# Bass Pro Shops?



## Carol (Mar 25, 2014)

We just got our first Bass Pro Shops in the state.  While they were building, I heard people drooling over their arrival like it was some second coming of a holy grail.

So now that they are open?   I feel like I'm in another Tractor Supply.  What a bunch of awful Chinese junk. 

Gun prices are meh.  Ammo prices are good, but the guy at the small gun shop near me slips me the LE discount for my SAR work at the park, which gets me really close to the Bass price without the 30 minute drive 

What's the appeal of this place?  I'm not seeing it.

Sent from my DROID RAZR using Tapatalk 2


----------



## Tgace (Mar 25, 2014)

I'm more of a Cabellas fan myself. 

Sent from my Kindle Fire using Tapatalk 2


----------



## Carol (Mar 25, 2014)

Never been in one!  But they are supposedly looking to open around here very soon.  There are a couple of shuttered Lowe's locations that they are eyeing 

Sent from my DROID RAZR using Tapatalk 2


----------



## ballen0351 (Mar 25, 2014)

The BAss pro near me has a massive fish tank like 15 ft tall 40 feet long.  My kids like to go to feed the fish.  Other then that nothing that special.


----------



## Tames D (Mar 25, 2014)

I'm a Cabellas man myself. We have a Bass Pro pretty close but I'm with Carol, don't see the attraction.


----------



## Takai (Mar 26, 2014)

Bass Pro used to have a really good catalog. I am still more of a Cabela's fan as well (closest one is a little over an hour away).


----------



## PhotonGuy (Mar 28, 2014)

Tgace said:


> I'm more of a Cabellas fan myself.
> 
> Sent from my Kindle Fire using Tapatalk 2



Me too. Now, when they open a new Cabela's THAT'S something that I will drool over like a second coming of the Holy Grail.


----------



## Tgace (Mar 28, 2014)

PhotonGuy said:


> Me too. Now, when they open a new Cabela's THAT'S something that I will drool over like a second coming of the Holy Grail.



One opening almost next to my station this summer...I'm gonna have a spending problem.

Sent from my Kindle Fire using Tapatalk 2


----------



## Takai (Mar 29, 2014)

Tgace said:


> One opening almost next to my station this summer...I'm gonna have a spending problem.
> 
> Sent from my Kindle Fire using Tapatalk 2



I just leave my wallet in the car.

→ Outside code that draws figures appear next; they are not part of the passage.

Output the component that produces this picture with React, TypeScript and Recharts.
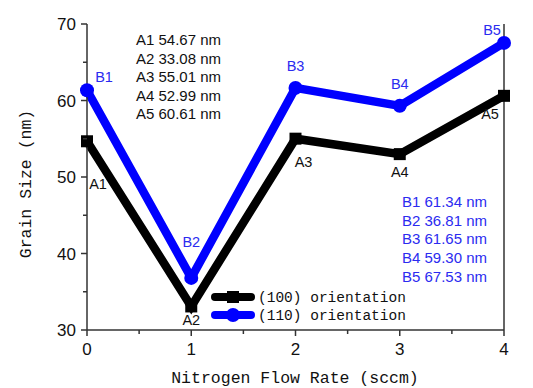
import { Legend, Line, LineChart, LabelList, XAxis, YAxis } from "recharts";

const flowRates = [0, 1, 2, 3, 4];
const grain100 = [54.67, 33.08, 55.01, 52.99, 60.61];
const grain110 = [61.34, 36.81, 61.65, 59.3, 67.53];
const xTicks = [0, 0.5, 1, 1.5, 2, 2.5, 3, 3.5, 4];
const yTicks = [30, 35, 40, 45, 50, 55, 60, 65, 70];

const data = flowRates.map((f, i) => ({ flow: f, a: grain100[i], b: grain110[i] }));

// label offsets relative to each point
const aOffsets = [
  [11, 43],
  [0, 14],
  [8, 23],
  [0, 18],
  [-14, 18],
];
const bOffsets = [
  [17, -13],
  [0, -36],
  [0, -22],
  [0, -22],
  [-12, -13],
];

const AXIS = "#333";
const BLUE = "#0000ff";
const BLUE_TEXT = "#2b2bf0";
const SANS = "'Liberation Sans', Arial, sans-serif";
const MONO = "'Liberation Mono', 'DejaVu Sans Mono', monospace";

const BottomTick = ({ x, y, payload }: any) => {
  const major = Number.isInteger(payload.value);
  return (
    <g>
      <line x1={x} x2={x} y1={y} y2={y + (major ? 6 : 4)} stroke={AXIS} strokeWidth={1.5} />
      {major && (
        <text x={x} y={y + 25} textAnchor="middle" fontSize={17} fontFamily={SANS} fill="#111">
          {payload.value}
        </text>
      )}
    </g>
  );
};

const TopTick = ({ x, y, payload }: any) => {
  const major = Number.isInteger(payload.value);
  return <line x1={x} x2={x} y1={y} y2={y + (major ? 6 : 4)} stroke={AXIS} strokeWidth={1.5} />;
};

const LeftTick = ({ x, y, payload }: any) => {
  const major = payload.value % 10 === 0;
  return (
    <g>
      <line x1={x - (major ? 6 : 4)} x2={x} y1={y} y2={y} stroke={AXIS} strokeWidth={1.5} />
      {major && (
        <text x={x - 11} y={y + 6} textAnchor="end" fontSize={17} fontFamily={SANS} fill="#111">
          {payload.value}
        </text>
      )}
    </g>
  );
};

const RightTick = ({ x, y, payload }: any) => {
  const major = payload.value % 10 === 0;
  return (
    <g>
      <line x1={x - (major ? 6 : 4)} x2={x} y1={y} y2={y} stroke={AXIS} strokeWidth={1.5} />
      {major && (
        <text x={x + 8} y={y + 6} textAnchor="start" fontSize={17} fontFamily={SANS} fill="#111">
          {payload.value}
        </text>
      )}
    </g>
  );
};

const SquareDot = ({ cx, cy }: any) => (
  <rect x={cx - 6} y={cy - 6} width={12} height={12} fill="#000" />
);
const CircleDot = ({ cx, cy }: any) => <circle cx={cx} cy={cy} r={7} fill={BLUE} />;

const pointLabel =
  (prefix: string, offsets: number[][], color: string) =>
  ({ x, y, index }: any) => {
    const [dx, dy] = offsets[index];
    return (
      <text
        x={x + dx}
        y={y + dy}
        textAnchor="middle"
        dominantBaseline="central"
        fontSize={14.5}
        fontFamily={SANS}
        fill={color}
      >
        {prefix}
        {index + 1}
      </text>
    );
  };

const LegendContent = () => {
  const rows = [
    { name: "(100) orientation", color: "#000", square: true },
    { name: "(110) orientation", color: BLUE, square: false },
  ];
  return (
    <svg width={200} height={40}>
      {rows.map((r, i) => {
        const cy = 9 + i * 18;
        return (
          <g key={r.name}>
            <line x1={4} x2={40} y1={cy} y2={cy} stroke={r.color} strokeWidth={8} strokeLinecap="round" />
            {r.square ? (
              <rect x={16} y={cy - 6} width={12} height={12} fill={r.color} />
            ) : (
              <circle cx={22} cy={cy} r={7} fill={r.color} />
            )}
            <text x={47} y={cy + 5} fontSize={14.5} fontFamily={MONO} fill="#111">
              {r.name}
            </text>
          </g>
        );
      })}
    </svg>
  );
};

export default function App() {
  return (
    <div style={{ position: "absolute", left: 0, top: 0, width: 533, height: 388, background: "#fff" }}>
      <LineChart
        width={533}
        height={388}
        data={data}
        margin={{ top: 24, right: 0, left: 47, bottom: 0 }}
      >
        <XAxis
          xAxisId="bottom"
          dataKey="flow"
          type="number"
          domain={[0, 4]}
          ticks={xTicks}
          interval={0}
          height={58}
          tickSize={0}
          tickMargin={0}
          tickLine={false}
          axisLine={{ stroke: AXIS, strokeWidth: 1.5 }}
          tick={<BottomTick />}
        />
        <XAxis
          xAxisId="top"
          orientation="top"
          dataKey="flow"
          type="number"
          domain={[0, 4]}
          ticks={xTicks}
          interval={0}
          height={0}
          tickSize={0}
          tickMargin={0}
          tickLine={false}
          axisLine={{ stroke: AXIS, strokeWidth: 1.5 }}
          tick={<TopTick />}
        />
        <YAxis
          yAxisId="left"
          domain={[30, 70]}
          ticks={yTicks}
          interval={0}
          width={40}
          tickSize={0}
          tickMargin={0}
          tickLine={false}
          axisLine={{ stroke: AXIS, strokeWidth: 1.5 }}
          tick={<LeftTick />}
        />
        <YAxis
          yAxisId="right"
          orientation="right"
          domain={[30, 70]}
          ticks={yTicks}
          interval={0}
          width={29}
          tickSize={0}
          tickMargin={0}
          tickLine={false}
          axisLine={{ stroke: AXIS, strokeWidth: 1.5 }}
          tick={<RightTick />}
        />
        <Line
          xAxisId="bottom"
          yAxisId="left"
          dataKey="a"
          name="(100) orientation"
          stroke="#000"
          strokeWidth={8.5}
          dot={<SquareDot />}
          activeDot={false}
          isAnimationActive={false}
        >
          <LabelList dataKey="a" content={pointLabel("A", aOffsets, "#111")} />
        </Line>
        <Line
          xAxisId="bottom"
          yAxisId="left"
          dataKey="b"
          name="(110) orientation"
          stroke={BLUE}
          strokeWidth={8.5}
          strokeLinejoin="round"
          dot={<CircleDot />}
          activeDot={false}
          isAnimationActive={false}
        >
          <LabelList dataKey="b" content={pointLabel("B", bOffsets, BLUE_TEXT)} />
        </Line>
        <Legend
          layout="vertical"
          align="center"
          verticalAlign="middle"
          content={<LegendContent />}
          wrapperStyle={{ left: 211, top: 288, width: 200 }}
        />
        <text x={295} y={383} textAnchor="middle" fontSize={16.5} fontFamily={MONO} fill="#111">
          Nitrogen Flow Rate (sccm)
        </text>
        <text
          x={31}
          y={184}
          transform="rotate(-90 31 184)"
          textAnchor="middle"
          fontSize={16.5}
          fontFamily={MONO}
          fill="#111"
        >
          Grain Size (nm)
        </text>
      </LineChart>
      <div
        style={{
          position: "absolute",
          left: 136,
          top: 31,
          fontFamily: SANS,
          fontSize: 15,
          lineHeight: "18.5px",
          color: "#111",
        }}
      >
        {grain100.map((v, i) => (
          <div key={i}>{`A${i + 1} ${v.toFixed(2)} nm`}</div>
        ))}
      </div>
      <div
        style={{
          position: "absolute",
          left: 402,
          top: 193,
          fontFamily: SANS,
          fontSize: 15,
          lineHeight: "18.7px",
          color: BLUE_TEXT,
        }}
      >
        {grain110.map((v, i) => (
          <div key={i}>{`B${i + 1} ${v.toFixed(2)} nm`}</div>
        ))}
      </div>
    </div>
  );
}
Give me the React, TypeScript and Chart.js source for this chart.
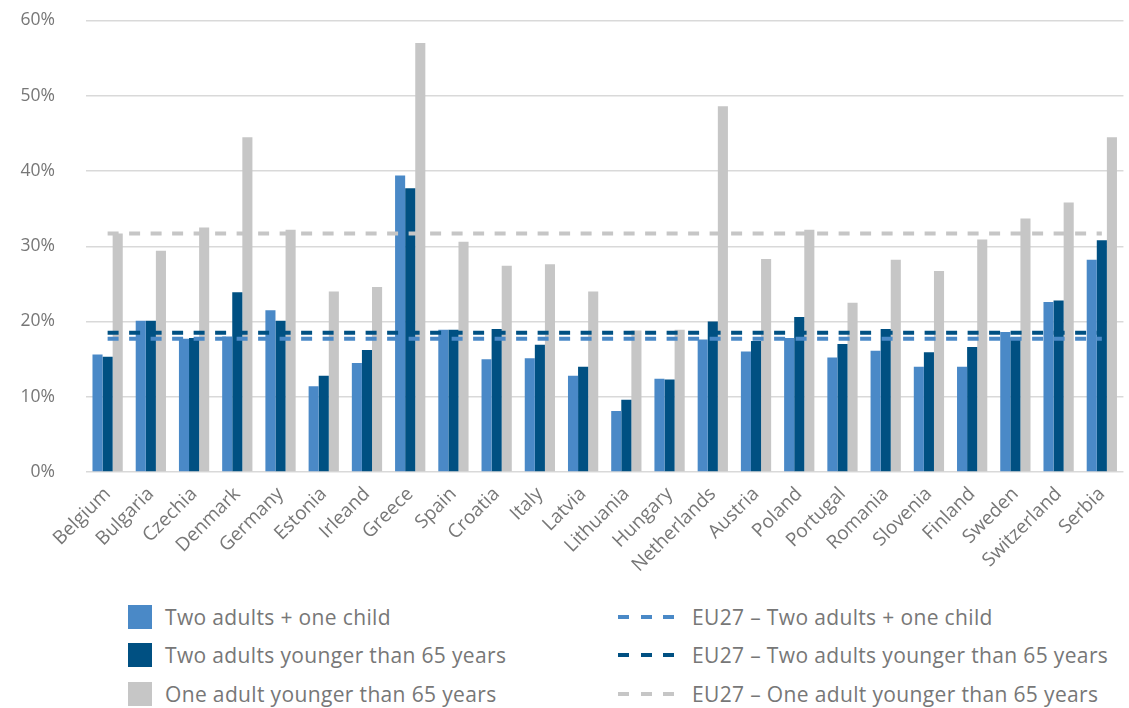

By the time I would have fought back through the parking lot I "should" have decided I don't want to fight my way back in.


----------



## PhotonGuy (Mar 29, 2014)

Tgace said:


> One opening almost next to my station this summer...I'm gonna have a spending problem.



So are you in Delaware? They got a location opening in May.


----------



## Tgace (Mar 30, 2014)

PhotonGuy said:


> So are you in Delaware? They got a location opening in May.



Western NY.

Sent from my SCH-I405 using Tapatalk 2


----------



## elder999 (Mar 30, 2014)

The Bass Pro in Denver had a pretty quality indoor archery range, and very knowledgeable staff at that counter....otherwise, I pretty much agree with you, Carol:

_meh._


----------



## PhotonGuy (Mar 30, 2014)

The Cabelas in Cheektowaga, NY is opening in the fall, at least according to the Cabela's website.


----------